Quote every line as written. Omit pictures.

——

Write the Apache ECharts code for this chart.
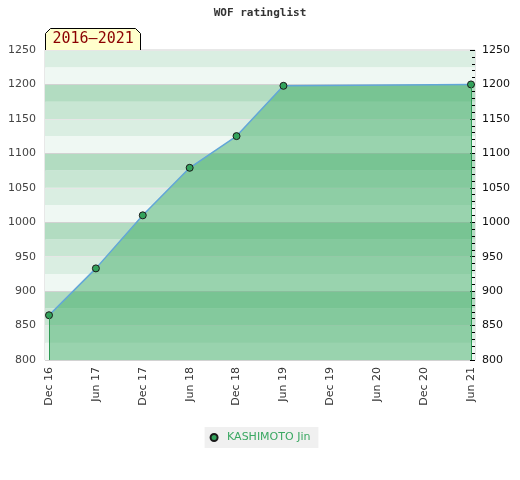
<!DOCTYPE html>
<html>
<head>
<meta charset="utf-8">
<script src="https://cdn.jsdelivr.net/npm/echarts@6/dist/echarts.min.js"></script>
<style>html,body{margin:0;padding:0;background:#fff}#c{width:520px;height:480px}</style>
</head>
<body>
<div id="c"></div>
<script>
var categories = ['Dec 16','Jun 17','Dec 17','Jun 18','Dec 18','Jun 19','Dec 19','Jun 20','Dec 20','Jun 21'];
var ratings = [865, 933, 1010, 1079, 1125, 1198, null, null, null, 1200];
var playerName = 'KASHIMOTO Jin';
var periodLabel = '2016\u20132021';
var titleText = 'WOF ratinglist';
var yMin = 800, yMax = 1250;

var chart = echarts.init(document.getElementById('c'), null, {renderer: 'canvas'});
var firstIdx = 0, lastIdx = ratings.length - 1;
var option = {
  animation: false,
  title: {
    text: titleText, left: 'center', top: 3,
    textStyle: {fontFamily: 'DejaVu Sans Mono', fontWeight: 'bold', fontSize: 11, color: '#333'}
  },
  legend: {
    top: 427, left: 'center',
    backgroundColor: '#f0f0f0', padding: [5, 8, 5, 5],
    itemWidth: 16, itemHeight: 7, itemGap: 10,
    textStyle: {color: '#3aa862', fontSize: 11, fontFamily: 'DejaVu Sans'},
    data: [{name: playerName, icon: 'circle'}]
  },
  grid: [
    {left: 45, right: 45, top: 50, bottom: 120, show: true, borderColor: '#d0d0d0', borderWidth: 1, backgroundColor: 'transparent'},
    {left: 49, right: 49, top: 50, bottom: 120}
  ],
  xAxis: [
    {type: 'value', gridIndex: 0, min: 0, max: 1, show: false},
    {type: 'category', gridIndex: 1, data: categories, boundaryGap: false,
     axisLine: {show: false}, axisTick: {show: false},
     axisLabel: {rotate: 90, margin: 7, color: '#333', fontSize: 11, fontFamily: 'DejaVu Sans', interval: 0}}
  ],
  yAxis: [
    {type: 'value', gridIndex: 0, min: yMin, max: yMax, interval: 25, position: 'left',
     axisLine: {show: false}, axisTick: {show: false},
     axisLabel: {margin: 9, color: '#444', fontSize: 11, fontFamily: 'DejaVu Sans',
       formatter: function (v) { return v % 50 === 0 ? String(v) : ''; }},
     splitLine: {show: true, lineStyle: {width: 1, color: ['#d2d2d2', 'rgba(0,0,0,0)', '#e6e6e6', 'rgba(0,0,0,0)']}},
     splitArea: {show: true, areaStyle: {color: ['#eff8f3', '#daeee2', '#c8e6d3', '#b2dcc1']}}},
    {type: 'value', gridIndex: 0, min: yMin, max: yMax, interval: 50, position: 'right',
     axisLine: {show: false},
     axisTick: {show: true, inside: true, length: 5, lineStyle: {color: '#000'}},
     minorTick: {show: true, splitNumber: 5, length: 3, lineStyle: {color: '#000'}},
     axisLabel: {margin: 7, color: '#111', fontSize: 11, fontFamily: 'DejaVu Sans',
       formatter: function (v) { return String(v); }},
     splitLine: {show: false}},
    {type: 'value', gridIndex: 1, min: yMin, max: yMax, show: false}
  ],
  series: [{
    name: playerName, type: 'line', xAxisIndex: 1, yAxisIndex: 2,
    data: ratings, connectNulls: true, z: 3,
    symbol: 'circle', symbolSize: 7, showSymbol: true,
    itemStyle: {color: '#33a35c', borderColor: '#1a1a1a', borderWidth: 1},
    lineStyle: {color: '#62a6d8', width: 1.5},
    areaStyle: {color: 'rgb(49,167,91)', opacity: 0.45, origin: 'start'},
    markLine: {
      silent: true, symbol: 'none', label: {show: false}, z: 4,
      lineStyle: {color: '#2f9a55', width: 1, type: 'solid', opacity: 1},
      emphasis: {disabled: true},
      data: [
        [{coord: [categories[firstIdx], yMin]}, {coord: [categories[firstIdx], ratings[firstIdx]]}],
        [{coord: [categories[lastIdx], yMin]}, {coord: [categories[lastIdx], ratings[lastIdx]]}]
      ]
    }
  }],
  graphic: [{
    type: 'group', left: 45, top: 28, z: 100,
    children: [
      {type: 'polygon', shape: {points: [[0, 22], [0, 5], [5, 0], [90, 0], [95, 5], [95, 22]]},
       style: {fill: '#ffffcc', stroke: '#000', lineWidth: 1}},
      {type: 'text', x: 7, y: 11,
       style: {text: periodLabel, fill: '#8b0000', fontSize: 15, fontFamily: 'DejaVu Sans Mono', verticalAlign: 'middle'}}
    ]
  }]
};
chart.setOption(option);
</script>
</body>
</html>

——

EXERCISE RESPONSE:
Write the Apache ECharts code for this chart.
<!DOCTYPE html>
<html>
<head>
<meta charset="utf-8">
<script src="https://cdn.jsdelivr.net/npm/echarts@6/dist/echarts.min.js"></script>
<style>html,body{margin:0;padding:0;background:#fff}#c{width:520px;height:480px}</style>
</head>
<body>
<div id="c"></div>
<script>
var categories = ['Dec 16','Jun 17','Dec 17','Jun 18','Dec 18','Jun 19','Dec 19','Jun 20','Dec 20','Jun 21'];
var ratings = [865, 933, 1010, 1079, 1125, 1198, null, null, null, 1200];
var playerName = 'KASHIMOTO Jin';
var periodLabel = '2016\u20132021';
var titleText = 'WOF ratinglist';
var yMin = 800, yMax = 1250;

var chart = echarts.init(document.getElementById('c'), null, {renderer: 'canvas'});
var firstIdx = 0, lastIdx = ratings.length - 1;
var option = {
  animation: false,
  title: {
    text: titleText, left: 'center', top: 3,
    textStyle: {fontFamily: 'DejaVu Sans Mono', fontWeight: 'bold', fontSize: 11, color: '#333'}
  },
  legend: {
    top: 427, left: 'center',
    backgroundColor: '#f0f0f0', padding: [5, 8, 5, 5],
    itemWidth: 16, itemHeight: 7, itemGap: 10,
    textStyle: {color: '#3aa862', fontSize: 11, fontFamily: 'DejaVu Sans'},
    data: [{name: playerName, icon: 'circle'}]
  },
  grid: [
    {left: 45, right: 45, top: 50, bottom: 120, show: true, borderColor: '#d0d0d0', borderWidth: 1, backgroundColor: 'transparent'},
    {left: 49, right: 49, top: 50, bottom: 120}
  ],
  xAxis: [
    {type: 'value', gridIndex: 0, min: 0, max: 1, show: false},
    {type: 'category', gridIndex: 1, data: categories, boundaryGap: false,
     axisLine: {show: false}, axisTick: {show: false},
     axisLabel: {rotate: 90, margin: 7, color: '#333', fontSize: 11, fontFamily: 'DejaVu Sans', interval: 0}}
  ],
  yAxis: [
    {type: 'value', gridIndex: 0, min: yMin, max: yMax, interval: 25, position: 'left',
     axisLine: {show: false}, axisTick: {show: false},
     axisLabel: {margin: 9, color: '#444', fontSize: 11, fontFamily: 'DejaVu Sans',
       formatter: function (v) { return v % 50 === 0 ? String(v) : ''; }},
     splitLine: {show: true, lineStyle: {width: 1, color: ['#d2d2d2', 'rgba(0,0,0,0)', '#e6e6e6', 'rgba(0,0,0,0)']}},
     splitArea: {show: true, areaStyle: {color: ['#eff8f3', '#daeee2', '#c8e6d3', '#b2dcc1']}}},
    {type: 'value', gridIndex: 0, min: yMin, max: yMax, interval: 50, position: 'right',
     axisLine: {show: false},
     axisTick: {show: true, inside: true, length: 5, lineStyle: {color: '#000'}},
     minorTick: {show: true, splitNumber: 5, length: 3, lineStyle: {color: '#000'}},
     axisLabel: {margin: 7, color: '#111', fontSize: 11, fontFamily: 'DejaVu Sans',
       formatter: function (v) { return String(v); }},
     splitLine: {show: false}},
    {type: 'value', gridIndex: 1, min: yMin, max: yMax, show: false}
  ],
  series: [{
    name: playerName, type: 'line', xAxisIndex: 1, yAxisIndex: 2,
    data: ratings, connectNulls: true, z: 3,
    symbol: 'circle', symbolSize: 7, showSymbol: true,
    itemStyle: {color: '#33a35c', borderColor: '#1a1a1a', borderWidth: 1},
    lineStyle: {color: '#62a6d8', width: 1.5},
    areaStyle: {color: 'rgb(49,167,91)', opacity: 0.45, origin: 'start'},
    markLine: {
      silent: true, symbol: 'none', label: {show: false}, z: 4,
      lineStyle: {color: '#2f9a55', width: 1, type: 'solid', opacity: 1},
      emphasis: {disabled: true},
      data: [
        [{coord: [categories[firstIdx], yMin]}, {coord: [categories[firstIdx], ratings[firstIdx]]}],
        [{coord: [categories[lastIdx], yMin]}, {coord: [categories[lastIdx], ratings[lastIdx]]}]
      ]
    }
  }],
  graphic: [{
    type: 'group', left: 45, top: 28, z: 100,
    children: [
      {type: 'polygon', shape: {points: [[0, 22], [0, 5], [5, 0], [90, 0], [95, 5], [95, 22]]},
       style: {fill: '#ffffcc', stroke: '#000', lineWidth: 1}},
      {type: 'text', x: 7, y: 11,
       style: {text: periodLabel, fill: '#8b0000', fontSize: 15, fontFamily: 'DejaVu Sans Mono', verticalAlign: 'middle'}}
    ]
  }]
};
chart.setOption(option);
</script>
</body>
</html>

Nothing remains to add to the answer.